Stored dataset items:

────────────────────

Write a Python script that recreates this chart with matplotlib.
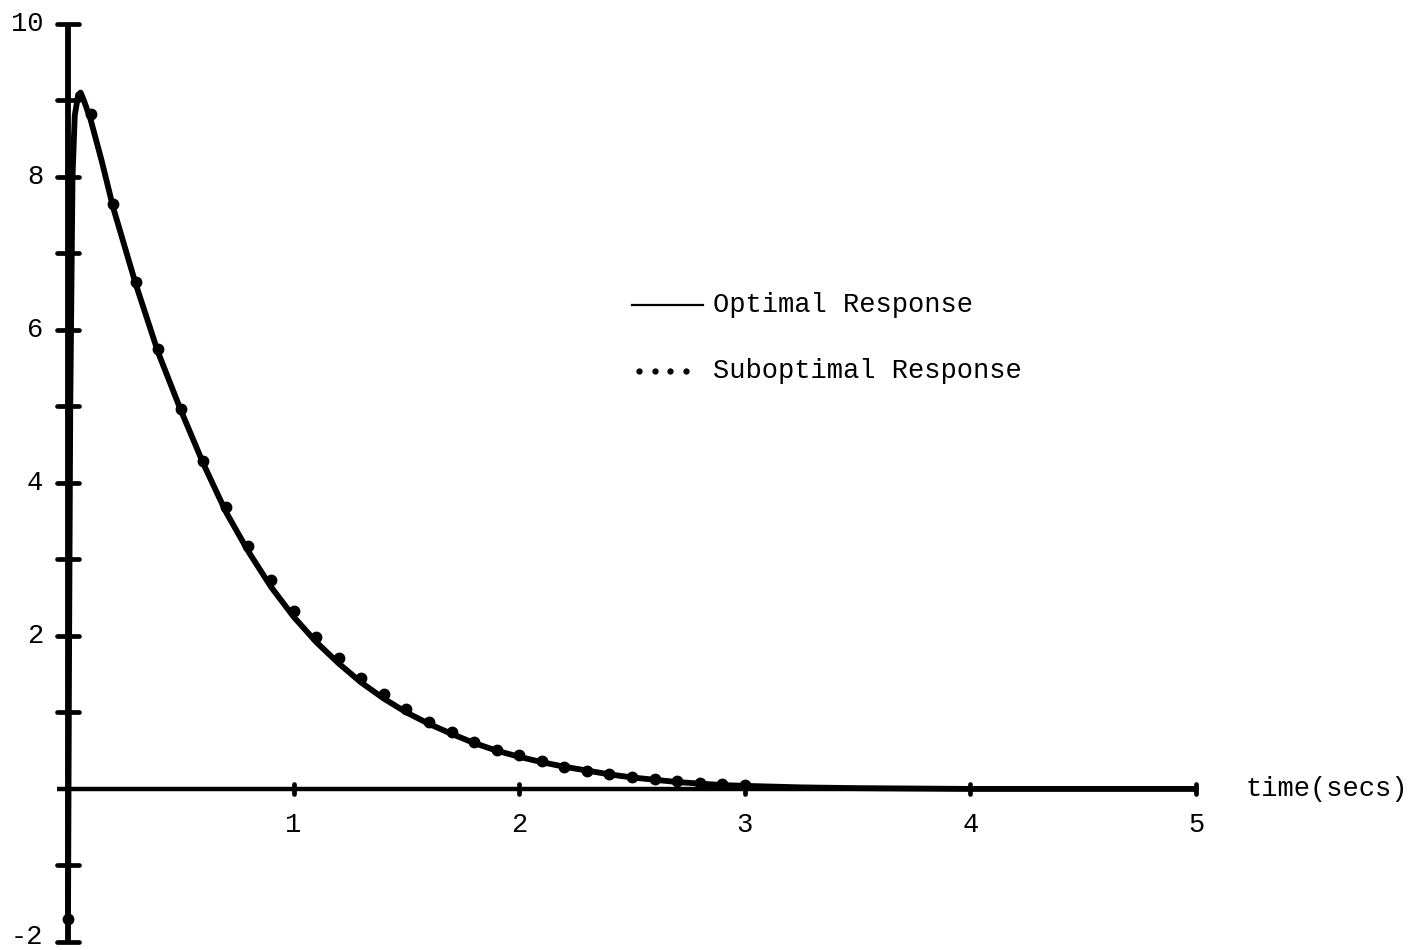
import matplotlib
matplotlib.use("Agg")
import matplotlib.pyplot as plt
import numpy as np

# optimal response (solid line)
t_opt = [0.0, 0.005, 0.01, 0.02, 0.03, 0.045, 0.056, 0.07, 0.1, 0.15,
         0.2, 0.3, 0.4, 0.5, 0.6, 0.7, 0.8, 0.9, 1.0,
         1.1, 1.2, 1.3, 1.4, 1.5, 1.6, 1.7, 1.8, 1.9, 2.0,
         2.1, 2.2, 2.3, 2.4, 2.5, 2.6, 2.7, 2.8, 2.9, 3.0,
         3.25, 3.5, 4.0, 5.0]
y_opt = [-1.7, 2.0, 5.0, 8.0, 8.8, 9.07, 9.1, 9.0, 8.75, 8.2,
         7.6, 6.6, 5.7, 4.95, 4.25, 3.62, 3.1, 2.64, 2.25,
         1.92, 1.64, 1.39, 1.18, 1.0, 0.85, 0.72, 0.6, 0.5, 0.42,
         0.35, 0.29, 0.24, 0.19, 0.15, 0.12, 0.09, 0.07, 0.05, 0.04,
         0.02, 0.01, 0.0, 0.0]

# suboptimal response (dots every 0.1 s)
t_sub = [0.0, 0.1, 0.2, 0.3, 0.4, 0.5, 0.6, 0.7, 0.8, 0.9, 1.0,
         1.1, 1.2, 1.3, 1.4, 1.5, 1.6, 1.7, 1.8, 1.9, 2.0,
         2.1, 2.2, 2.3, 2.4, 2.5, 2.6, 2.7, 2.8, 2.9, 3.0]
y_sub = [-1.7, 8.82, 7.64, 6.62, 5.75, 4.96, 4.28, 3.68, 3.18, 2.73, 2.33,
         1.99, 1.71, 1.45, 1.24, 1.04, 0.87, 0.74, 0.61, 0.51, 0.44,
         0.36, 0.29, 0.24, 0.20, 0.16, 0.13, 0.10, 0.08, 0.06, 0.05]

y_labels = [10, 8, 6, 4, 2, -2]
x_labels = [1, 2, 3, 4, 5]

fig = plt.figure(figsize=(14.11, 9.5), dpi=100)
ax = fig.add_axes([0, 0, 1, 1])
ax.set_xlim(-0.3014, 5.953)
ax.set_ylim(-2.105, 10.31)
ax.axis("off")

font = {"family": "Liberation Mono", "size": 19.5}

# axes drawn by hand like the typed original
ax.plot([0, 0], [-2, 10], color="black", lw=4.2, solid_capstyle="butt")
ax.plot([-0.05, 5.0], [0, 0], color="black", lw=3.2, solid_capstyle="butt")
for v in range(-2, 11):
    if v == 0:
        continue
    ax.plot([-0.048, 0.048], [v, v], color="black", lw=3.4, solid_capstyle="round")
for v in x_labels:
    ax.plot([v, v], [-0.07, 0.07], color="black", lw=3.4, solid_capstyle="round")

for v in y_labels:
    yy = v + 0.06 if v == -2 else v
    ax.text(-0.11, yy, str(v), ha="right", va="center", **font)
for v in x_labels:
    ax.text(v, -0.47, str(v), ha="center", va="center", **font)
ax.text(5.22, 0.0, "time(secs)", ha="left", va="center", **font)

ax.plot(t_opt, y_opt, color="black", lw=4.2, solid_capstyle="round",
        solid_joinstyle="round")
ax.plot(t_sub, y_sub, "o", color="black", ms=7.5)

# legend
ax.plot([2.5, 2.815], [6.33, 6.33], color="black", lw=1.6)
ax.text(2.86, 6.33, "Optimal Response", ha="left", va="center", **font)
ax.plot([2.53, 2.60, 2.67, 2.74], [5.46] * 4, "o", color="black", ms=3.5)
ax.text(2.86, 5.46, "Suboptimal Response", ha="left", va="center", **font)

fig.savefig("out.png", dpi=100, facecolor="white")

────────────────────

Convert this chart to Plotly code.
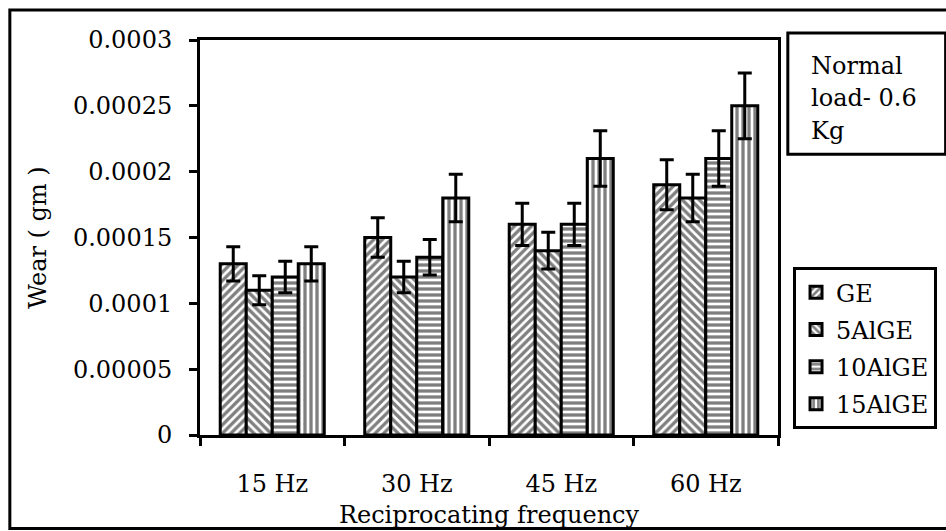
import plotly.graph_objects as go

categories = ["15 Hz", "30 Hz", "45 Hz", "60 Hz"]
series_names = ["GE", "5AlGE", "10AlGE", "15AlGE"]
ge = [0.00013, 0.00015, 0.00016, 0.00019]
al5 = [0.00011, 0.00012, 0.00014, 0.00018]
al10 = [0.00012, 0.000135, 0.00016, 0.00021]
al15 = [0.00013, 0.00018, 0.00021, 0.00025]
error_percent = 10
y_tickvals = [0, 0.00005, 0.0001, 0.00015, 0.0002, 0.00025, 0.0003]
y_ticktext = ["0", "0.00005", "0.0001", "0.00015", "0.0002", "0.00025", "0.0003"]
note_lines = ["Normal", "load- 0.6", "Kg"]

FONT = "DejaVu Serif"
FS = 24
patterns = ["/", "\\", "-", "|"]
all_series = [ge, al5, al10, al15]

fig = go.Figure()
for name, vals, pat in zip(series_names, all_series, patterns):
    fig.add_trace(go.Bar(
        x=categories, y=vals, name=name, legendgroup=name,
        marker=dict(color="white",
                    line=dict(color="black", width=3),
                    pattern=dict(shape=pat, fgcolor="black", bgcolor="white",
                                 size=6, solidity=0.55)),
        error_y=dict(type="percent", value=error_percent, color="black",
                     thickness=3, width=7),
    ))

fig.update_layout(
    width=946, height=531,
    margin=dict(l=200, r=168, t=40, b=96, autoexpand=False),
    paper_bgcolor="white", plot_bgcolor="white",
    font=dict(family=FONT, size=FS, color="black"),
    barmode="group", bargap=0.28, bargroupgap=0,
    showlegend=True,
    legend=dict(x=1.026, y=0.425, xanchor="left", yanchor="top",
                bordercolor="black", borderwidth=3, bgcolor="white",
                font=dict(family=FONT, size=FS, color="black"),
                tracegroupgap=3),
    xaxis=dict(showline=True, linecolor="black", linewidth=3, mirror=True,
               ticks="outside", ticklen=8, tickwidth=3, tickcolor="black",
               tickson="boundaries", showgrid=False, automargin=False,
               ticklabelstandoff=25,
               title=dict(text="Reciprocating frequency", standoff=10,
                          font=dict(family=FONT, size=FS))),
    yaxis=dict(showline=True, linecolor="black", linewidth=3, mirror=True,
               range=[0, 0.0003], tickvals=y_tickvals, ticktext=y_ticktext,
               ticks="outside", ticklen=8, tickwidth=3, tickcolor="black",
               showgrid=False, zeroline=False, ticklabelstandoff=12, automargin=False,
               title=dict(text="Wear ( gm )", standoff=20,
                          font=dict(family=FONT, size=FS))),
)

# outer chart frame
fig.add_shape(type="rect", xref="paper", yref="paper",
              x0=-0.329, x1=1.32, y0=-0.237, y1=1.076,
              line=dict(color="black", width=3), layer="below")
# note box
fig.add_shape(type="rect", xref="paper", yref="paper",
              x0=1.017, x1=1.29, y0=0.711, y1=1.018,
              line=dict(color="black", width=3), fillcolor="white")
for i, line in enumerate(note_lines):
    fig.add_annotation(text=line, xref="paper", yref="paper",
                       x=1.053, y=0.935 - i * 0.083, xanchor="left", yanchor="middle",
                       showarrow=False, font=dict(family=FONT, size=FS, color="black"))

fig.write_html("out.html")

────────────────────

Exactly reproduce the lines from the line holding "Write a Python" through the line holding "x_labels = [1, 2, 3, 4, 5]", and only those; pictures are to be left out.

Write a Python script that recreates this chart with matplotlib.
import matplotlib
matplotlib.use("Agg")
import matplotlib.pyplot as plt
import numpy as np

# optimal response (solid line)
t_opt = [0.0, 0.005, 0.01, 0.02, 0.03, 0.045, 0.056, 0.07, 0.1, 0.15,
         0.2, 0.3, 0.4, 0.5, 0.6, 0.7, 0.8, 0.9, 1.0,
         1.1, 1.2, 1.3, 1.4, 1.5, 1.6, 1.7, 1.8, 1.9, 2.0,
         2.1, 2.2, 2.3, 2.4, 2.5, 2.6, 2.7, 2.8, 2.9, 3.0,
         3.25, 3.5, 4.0, 5.0]
y_opt = [-1.7, 2.0, 5.0, 8.0, 8.8, 9.07, 9.1, 9.0, 8.75, 8.2,
         7.6, 6.6, 5.7, 4.95, 4.25, 3.62, 3.1, 2.64, 2.25,
         1.92, 1.64, 1.39, 1.18, 1.0, 0.85, 0.72, 0.6, 0.5, 0.42,
         0.35, 0.29, 0.24, 0.19, 0.15, 0.12, 0.09, 0.07, 0.05, 0.04,
         0.02, 0.01, 0.0, 0.0]

# suboptimal response (dots every 0.1 s)
t_sub = [0.0, 0.1, 0.2, 0.3, 0.4, 0.5, 0.6, 0.7, 0.8, 0.9, 1.0,
         1.1, 1.2, 1.3, 1.4, 1.5, 1.6, 1.7, 1.8, 1.9, 2.0,
         2.1, 2.2, 2.3, 2.4, 2.5, 2.6, 2.7, 2.8, 2.9, 3.0]
y_sub = [-1.7, 8.82, 7.64, 6.62, 5.75, 4.96, 4.28, 3.68, 3.18, 2.73, 2.33,
         1.99, 1.71, 1.45, 1.24, 1.04, 0.87, 0.74, 0.61, 0.51, 0.44,
         0.36, 0.29, 0.24, 0.20, 0.16, 0.13, 0.10, 0.08, 0.06, 0.05]

y_labels = [10, 8, 6, 4, 2, -2]
x_labels = [1, 2, 3, 4, 5]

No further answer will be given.